» **Directions**: Leave out the pictures and retype only the lines from the opening line to the line that holds "-105, -138, -160, -174, -183, -188, -192];", both ends included.
[start Collected data]
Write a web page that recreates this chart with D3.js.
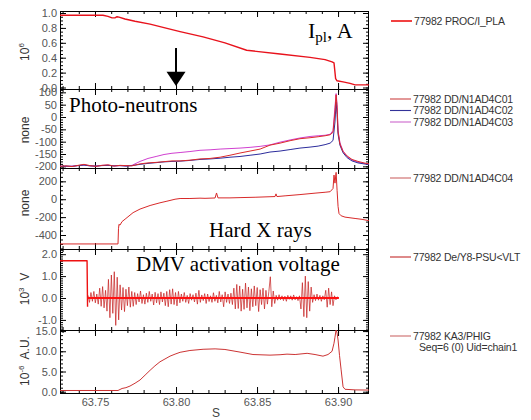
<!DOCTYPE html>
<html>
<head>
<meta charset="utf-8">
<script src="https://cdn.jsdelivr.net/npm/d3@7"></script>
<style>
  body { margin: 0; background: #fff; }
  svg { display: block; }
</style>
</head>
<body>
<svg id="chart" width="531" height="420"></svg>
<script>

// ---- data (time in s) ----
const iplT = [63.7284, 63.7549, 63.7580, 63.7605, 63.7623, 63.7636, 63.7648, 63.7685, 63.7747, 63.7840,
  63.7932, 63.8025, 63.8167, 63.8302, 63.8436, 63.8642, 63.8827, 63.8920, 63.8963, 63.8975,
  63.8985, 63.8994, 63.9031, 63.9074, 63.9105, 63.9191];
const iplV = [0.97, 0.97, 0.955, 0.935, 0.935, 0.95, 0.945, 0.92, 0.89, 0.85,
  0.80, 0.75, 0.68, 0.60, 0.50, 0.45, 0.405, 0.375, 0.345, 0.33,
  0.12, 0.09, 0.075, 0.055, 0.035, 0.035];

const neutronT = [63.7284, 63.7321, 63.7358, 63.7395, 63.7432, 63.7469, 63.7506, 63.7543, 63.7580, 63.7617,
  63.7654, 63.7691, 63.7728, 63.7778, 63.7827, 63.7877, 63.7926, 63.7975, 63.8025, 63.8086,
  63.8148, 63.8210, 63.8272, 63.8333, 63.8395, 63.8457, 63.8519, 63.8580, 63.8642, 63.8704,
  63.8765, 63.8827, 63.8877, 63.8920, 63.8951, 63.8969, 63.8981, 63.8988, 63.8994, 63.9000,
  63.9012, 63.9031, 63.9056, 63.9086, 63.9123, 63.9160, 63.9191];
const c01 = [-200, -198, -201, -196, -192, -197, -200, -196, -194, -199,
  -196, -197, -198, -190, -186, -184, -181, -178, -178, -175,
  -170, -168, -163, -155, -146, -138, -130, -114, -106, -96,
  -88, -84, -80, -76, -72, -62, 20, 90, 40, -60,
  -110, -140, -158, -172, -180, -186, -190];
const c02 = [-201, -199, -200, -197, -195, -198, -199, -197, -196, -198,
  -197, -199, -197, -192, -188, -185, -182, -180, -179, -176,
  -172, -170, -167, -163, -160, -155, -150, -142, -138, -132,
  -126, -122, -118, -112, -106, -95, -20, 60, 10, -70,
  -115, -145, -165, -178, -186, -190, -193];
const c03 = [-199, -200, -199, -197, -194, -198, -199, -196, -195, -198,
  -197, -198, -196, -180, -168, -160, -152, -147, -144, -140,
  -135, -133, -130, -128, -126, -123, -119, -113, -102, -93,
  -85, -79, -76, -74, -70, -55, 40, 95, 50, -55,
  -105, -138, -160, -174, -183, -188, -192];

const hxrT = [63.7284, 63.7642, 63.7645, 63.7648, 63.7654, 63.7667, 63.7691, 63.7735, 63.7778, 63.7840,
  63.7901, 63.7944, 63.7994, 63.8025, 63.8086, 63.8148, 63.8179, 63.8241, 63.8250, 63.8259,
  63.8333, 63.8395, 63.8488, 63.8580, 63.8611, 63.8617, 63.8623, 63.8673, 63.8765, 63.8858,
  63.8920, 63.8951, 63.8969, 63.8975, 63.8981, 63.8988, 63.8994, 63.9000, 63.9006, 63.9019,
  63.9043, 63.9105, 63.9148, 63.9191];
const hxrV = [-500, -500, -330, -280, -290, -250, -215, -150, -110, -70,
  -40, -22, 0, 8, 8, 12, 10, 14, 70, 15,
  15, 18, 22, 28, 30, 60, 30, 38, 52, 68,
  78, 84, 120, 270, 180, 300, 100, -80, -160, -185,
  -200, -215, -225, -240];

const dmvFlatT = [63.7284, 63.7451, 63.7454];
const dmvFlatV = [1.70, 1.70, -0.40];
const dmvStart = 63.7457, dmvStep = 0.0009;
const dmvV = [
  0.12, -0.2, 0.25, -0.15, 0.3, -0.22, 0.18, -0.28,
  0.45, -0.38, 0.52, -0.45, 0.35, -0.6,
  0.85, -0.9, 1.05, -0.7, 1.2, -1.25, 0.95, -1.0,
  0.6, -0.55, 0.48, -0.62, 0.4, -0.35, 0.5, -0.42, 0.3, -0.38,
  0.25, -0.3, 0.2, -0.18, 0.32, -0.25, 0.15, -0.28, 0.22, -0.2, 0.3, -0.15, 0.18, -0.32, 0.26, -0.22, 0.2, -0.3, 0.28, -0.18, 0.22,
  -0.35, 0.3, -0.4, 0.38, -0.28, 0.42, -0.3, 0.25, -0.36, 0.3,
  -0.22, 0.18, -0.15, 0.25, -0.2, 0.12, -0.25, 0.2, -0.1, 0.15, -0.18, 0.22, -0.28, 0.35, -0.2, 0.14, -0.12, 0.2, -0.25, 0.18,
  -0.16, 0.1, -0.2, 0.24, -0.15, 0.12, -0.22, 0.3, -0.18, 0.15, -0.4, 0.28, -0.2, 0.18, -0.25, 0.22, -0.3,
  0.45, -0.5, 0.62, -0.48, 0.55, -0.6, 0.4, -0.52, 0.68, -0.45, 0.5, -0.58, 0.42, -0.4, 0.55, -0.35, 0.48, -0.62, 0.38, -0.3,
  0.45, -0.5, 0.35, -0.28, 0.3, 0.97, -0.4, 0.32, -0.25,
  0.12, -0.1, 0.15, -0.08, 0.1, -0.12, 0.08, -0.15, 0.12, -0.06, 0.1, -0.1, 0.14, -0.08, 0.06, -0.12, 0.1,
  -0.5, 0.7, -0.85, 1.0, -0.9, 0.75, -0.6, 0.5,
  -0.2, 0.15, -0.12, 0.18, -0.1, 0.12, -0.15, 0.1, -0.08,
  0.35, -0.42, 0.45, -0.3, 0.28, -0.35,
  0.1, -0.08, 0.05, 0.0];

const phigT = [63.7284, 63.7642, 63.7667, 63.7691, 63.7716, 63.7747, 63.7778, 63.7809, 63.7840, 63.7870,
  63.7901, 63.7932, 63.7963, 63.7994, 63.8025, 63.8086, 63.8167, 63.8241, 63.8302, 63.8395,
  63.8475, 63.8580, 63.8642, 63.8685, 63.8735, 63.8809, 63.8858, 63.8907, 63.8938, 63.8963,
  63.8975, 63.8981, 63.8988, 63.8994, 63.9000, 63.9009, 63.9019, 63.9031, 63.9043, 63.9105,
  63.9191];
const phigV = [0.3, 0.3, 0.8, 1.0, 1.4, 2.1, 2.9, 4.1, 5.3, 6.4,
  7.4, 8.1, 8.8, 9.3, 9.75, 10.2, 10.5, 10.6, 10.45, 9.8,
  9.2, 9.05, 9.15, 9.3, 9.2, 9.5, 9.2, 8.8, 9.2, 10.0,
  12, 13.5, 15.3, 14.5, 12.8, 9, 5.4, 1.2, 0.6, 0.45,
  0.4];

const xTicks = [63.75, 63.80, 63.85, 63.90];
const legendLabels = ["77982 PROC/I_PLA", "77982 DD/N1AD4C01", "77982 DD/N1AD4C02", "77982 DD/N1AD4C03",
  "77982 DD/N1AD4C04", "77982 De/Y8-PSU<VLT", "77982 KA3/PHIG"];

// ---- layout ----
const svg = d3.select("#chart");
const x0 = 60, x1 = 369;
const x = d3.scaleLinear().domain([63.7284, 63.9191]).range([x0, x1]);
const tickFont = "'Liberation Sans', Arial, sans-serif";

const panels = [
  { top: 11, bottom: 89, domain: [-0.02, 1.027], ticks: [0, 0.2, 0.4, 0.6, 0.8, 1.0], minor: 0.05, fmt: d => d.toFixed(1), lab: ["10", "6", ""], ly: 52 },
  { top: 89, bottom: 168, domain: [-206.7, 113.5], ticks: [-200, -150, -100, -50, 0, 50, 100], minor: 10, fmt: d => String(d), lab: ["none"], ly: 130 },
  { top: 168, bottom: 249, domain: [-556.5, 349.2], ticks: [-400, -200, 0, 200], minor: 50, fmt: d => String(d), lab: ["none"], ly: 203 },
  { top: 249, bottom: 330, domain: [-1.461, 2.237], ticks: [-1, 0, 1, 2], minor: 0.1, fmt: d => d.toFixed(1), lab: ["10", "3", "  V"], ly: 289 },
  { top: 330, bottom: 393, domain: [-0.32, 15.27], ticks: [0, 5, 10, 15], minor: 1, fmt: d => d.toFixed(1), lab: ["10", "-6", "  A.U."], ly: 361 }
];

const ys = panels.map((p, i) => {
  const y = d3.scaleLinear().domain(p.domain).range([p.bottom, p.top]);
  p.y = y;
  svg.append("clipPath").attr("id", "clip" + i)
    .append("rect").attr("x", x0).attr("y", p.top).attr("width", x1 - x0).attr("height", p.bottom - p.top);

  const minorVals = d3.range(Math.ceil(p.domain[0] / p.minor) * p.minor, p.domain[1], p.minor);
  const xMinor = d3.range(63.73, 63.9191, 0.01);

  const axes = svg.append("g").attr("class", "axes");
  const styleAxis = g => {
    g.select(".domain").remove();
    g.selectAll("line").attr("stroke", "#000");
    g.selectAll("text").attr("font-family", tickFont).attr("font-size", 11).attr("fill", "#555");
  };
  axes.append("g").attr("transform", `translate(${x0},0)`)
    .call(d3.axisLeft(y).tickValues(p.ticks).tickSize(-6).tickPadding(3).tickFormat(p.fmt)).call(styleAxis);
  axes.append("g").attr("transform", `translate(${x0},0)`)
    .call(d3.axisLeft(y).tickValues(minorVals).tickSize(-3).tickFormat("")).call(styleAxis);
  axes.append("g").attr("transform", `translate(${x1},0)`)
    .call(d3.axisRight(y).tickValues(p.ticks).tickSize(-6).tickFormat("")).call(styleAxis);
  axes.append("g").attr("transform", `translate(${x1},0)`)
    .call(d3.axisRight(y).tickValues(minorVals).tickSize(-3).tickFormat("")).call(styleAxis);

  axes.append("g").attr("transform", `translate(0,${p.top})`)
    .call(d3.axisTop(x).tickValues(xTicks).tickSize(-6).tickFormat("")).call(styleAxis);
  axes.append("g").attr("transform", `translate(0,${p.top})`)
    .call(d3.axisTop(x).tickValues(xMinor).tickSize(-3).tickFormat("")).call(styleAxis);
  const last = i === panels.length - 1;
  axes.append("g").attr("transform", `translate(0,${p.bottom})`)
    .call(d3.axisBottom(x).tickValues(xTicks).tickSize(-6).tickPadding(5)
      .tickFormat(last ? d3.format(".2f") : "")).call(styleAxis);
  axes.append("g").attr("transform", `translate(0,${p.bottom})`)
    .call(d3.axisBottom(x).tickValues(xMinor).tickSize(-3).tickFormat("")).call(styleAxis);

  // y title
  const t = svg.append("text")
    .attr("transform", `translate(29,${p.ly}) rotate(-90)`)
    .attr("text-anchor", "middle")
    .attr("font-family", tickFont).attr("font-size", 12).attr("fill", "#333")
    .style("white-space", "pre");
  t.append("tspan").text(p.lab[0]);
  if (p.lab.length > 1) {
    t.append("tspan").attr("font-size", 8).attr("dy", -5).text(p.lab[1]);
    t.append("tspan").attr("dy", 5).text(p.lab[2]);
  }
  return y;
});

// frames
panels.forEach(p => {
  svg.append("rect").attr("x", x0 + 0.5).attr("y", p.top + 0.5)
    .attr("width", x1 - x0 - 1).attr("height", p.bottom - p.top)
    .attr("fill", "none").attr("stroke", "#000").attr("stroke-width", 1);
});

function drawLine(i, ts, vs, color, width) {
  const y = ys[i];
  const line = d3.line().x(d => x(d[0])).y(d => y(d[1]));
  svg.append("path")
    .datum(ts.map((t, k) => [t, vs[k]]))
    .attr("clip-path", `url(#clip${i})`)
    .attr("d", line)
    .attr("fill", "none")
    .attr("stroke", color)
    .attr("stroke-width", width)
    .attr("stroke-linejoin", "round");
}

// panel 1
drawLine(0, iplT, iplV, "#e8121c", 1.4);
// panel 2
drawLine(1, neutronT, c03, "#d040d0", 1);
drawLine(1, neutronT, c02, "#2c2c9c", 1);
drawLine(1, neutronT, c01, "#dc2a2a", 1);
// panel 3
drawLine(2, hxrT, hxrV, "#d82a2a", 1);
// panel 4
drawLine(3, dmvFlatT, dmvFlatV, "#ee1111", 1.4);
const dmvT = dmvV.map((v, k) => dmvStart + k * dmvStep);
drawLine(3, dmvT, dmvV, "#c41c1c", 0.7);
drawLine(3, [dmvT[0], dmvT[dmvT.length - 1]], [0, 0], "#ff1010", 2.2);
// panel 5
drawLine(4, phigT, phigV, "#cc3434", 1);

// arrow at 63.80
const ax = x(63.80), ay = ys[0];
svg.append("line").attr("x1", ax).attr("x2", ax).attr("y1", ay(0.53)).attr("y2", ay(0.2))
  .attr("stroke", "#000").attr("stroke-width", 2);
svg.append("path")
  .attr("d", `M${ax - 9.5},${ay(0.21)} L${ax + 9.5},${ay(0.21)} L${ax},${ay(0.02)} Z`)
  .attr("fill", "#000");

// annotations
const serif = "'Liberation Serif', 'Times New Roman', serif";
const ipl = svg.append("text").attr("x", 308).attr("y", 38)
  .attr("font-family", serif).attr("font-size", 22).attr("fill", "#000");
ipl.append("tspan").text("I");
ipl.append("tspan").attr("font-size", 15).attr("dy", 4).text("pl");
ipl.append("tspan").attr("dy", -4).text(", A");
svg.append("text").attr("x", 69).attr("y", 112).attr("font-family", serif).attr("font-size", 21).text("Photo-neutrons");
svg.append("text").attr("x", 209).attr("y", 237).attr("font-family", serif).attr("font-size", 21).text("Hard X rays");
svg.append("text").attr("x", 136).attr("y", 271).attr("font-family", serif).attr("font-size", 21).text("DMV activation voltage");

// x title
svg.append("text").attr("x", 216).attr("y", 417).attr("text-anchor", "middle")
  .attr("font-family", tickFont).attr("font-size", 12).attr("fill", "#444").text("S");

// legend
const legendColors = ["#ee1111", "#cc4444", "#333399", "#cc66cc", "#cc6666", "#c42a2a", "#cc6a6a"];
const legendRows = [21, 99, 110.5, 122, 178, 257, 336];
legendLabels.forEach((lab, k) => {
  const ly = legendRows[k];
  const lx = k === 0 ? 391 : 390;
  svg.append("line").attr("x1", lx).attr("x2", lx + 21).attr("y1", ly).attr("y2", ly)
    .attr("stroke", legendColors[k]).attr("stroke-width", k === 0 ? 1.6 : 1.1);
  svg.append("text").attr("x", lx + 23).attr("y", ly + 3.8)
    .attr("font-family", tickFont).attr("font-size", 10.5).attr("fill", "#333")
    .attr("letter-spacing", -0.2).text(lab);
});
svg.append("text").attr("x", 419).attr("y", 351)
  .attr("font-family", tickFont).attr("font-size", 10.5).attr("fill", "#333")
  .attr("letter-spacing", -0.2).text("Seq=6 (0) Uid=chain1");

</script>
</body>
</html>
[end Collected data]
» **Exercise answer**:
Write a web page that recreates this chart with D3.js.
<!DOCTYPE html>
<html>
<head>
<meta charset="utf-8">
<script src="https://cdn.jsdelivr.net/npm/d3@7"></script>
<style>
  body { margin: 0; background: #fff; }
  svg { display: block; }
</style>
</head>
<body>
<svg id="chart" width="531" height="420"></svg>
<script>

// ---- data (time in s) ----
const iplT = [63.7284, 63.7549, 63.7580, 63.7605, 63.7623, 63.7636, 63.7648, 63.7685, 63.7747, 63.7840,
  63.7932, 63.8025, 63.8167, 63.8302, 63.8436, 63.8642, 63.8827, 63.8920, 63.8963, 63.8975,
  63.8985, 63.8994, 63.9031, 63.9074, 63.9105, 63.9191];
const iplV = [0.97, 0.97, 0.955, 0.935, 0.935, 0.95, 0.945, 0.92, 0.89, 0.85,
  0.80, 0.75, 0.68, 0.60, 0.50, 0.45, 0.405, 0.375, 0.345, 0.33,
  0.12, 0.09, 0.075, 0.055, 0.035, 0.035];

const neutronT = [63.7284, 63.7321, 63.7358, 63.7395, 63.7432, 63.7469, 63.7506, 63.7543, 63.7580, 63.7617,
  63.7654, 63.7691, 63.7728, 63.7778, 63.7827, 63.7877, 63.7926, 63.7975, 63.8025, 63.8086,
  63.8148, 63.8210, 63.8272, 63.8333, 63.8395, 63.8457, 63.8519, 63.8580, 63.8642, 63.8704,
  63.8765, 63.8827, 63.8877, 63.8920, 63.8951, 63.8969, 63.8981, 63.8988, 63.8994, 63.9000,
  63.9012, 63.9031, 63.9056, 63.9086, 63.9123, 63.9160, 63.9191];
const c01 = [-200, -198, -201, -196, -192, -197, -200, -196, -194, -199,
  -196, -197, -198, -190, -186, -184, -181, -178, -178, -175,
  -170, -168, -163, -155, -146, -138, -130, -114, -106, -96,
  -88, -84, -80, -76, -72, -62, 20, 90, 40, -60,
  -110, -140, -158, -172, -180, -186, -190];
const c02 = [-201, -199, -200, -197, -195, -198, -199, -197, -196, -198,
  -197, -199, -197, -192, -188, -185, -182, -180, -179, -176,
  -172, -170, -167, -163, -160, -155, -150, -142, -138, -132,
  -126, -122, -118, -112, -106, -95, -20, 60, 10, -70,
  -115, -145, -165, -178, -186, -190, -193];
const c03 = [-199, -200, -199, -197, -194, -198, -199, -196, -195, -198,
  -197, -198, -196, -180, -168, -160, -152, -147, -144, -140,
  -135, -133, -130, -128, -126, -123, -119, -113, -102, -93,
  -85, -79, -76, -74, -70, -55, 40, 95, 50, -55,
  -105, -138, -160, -174, -183, -188, -192];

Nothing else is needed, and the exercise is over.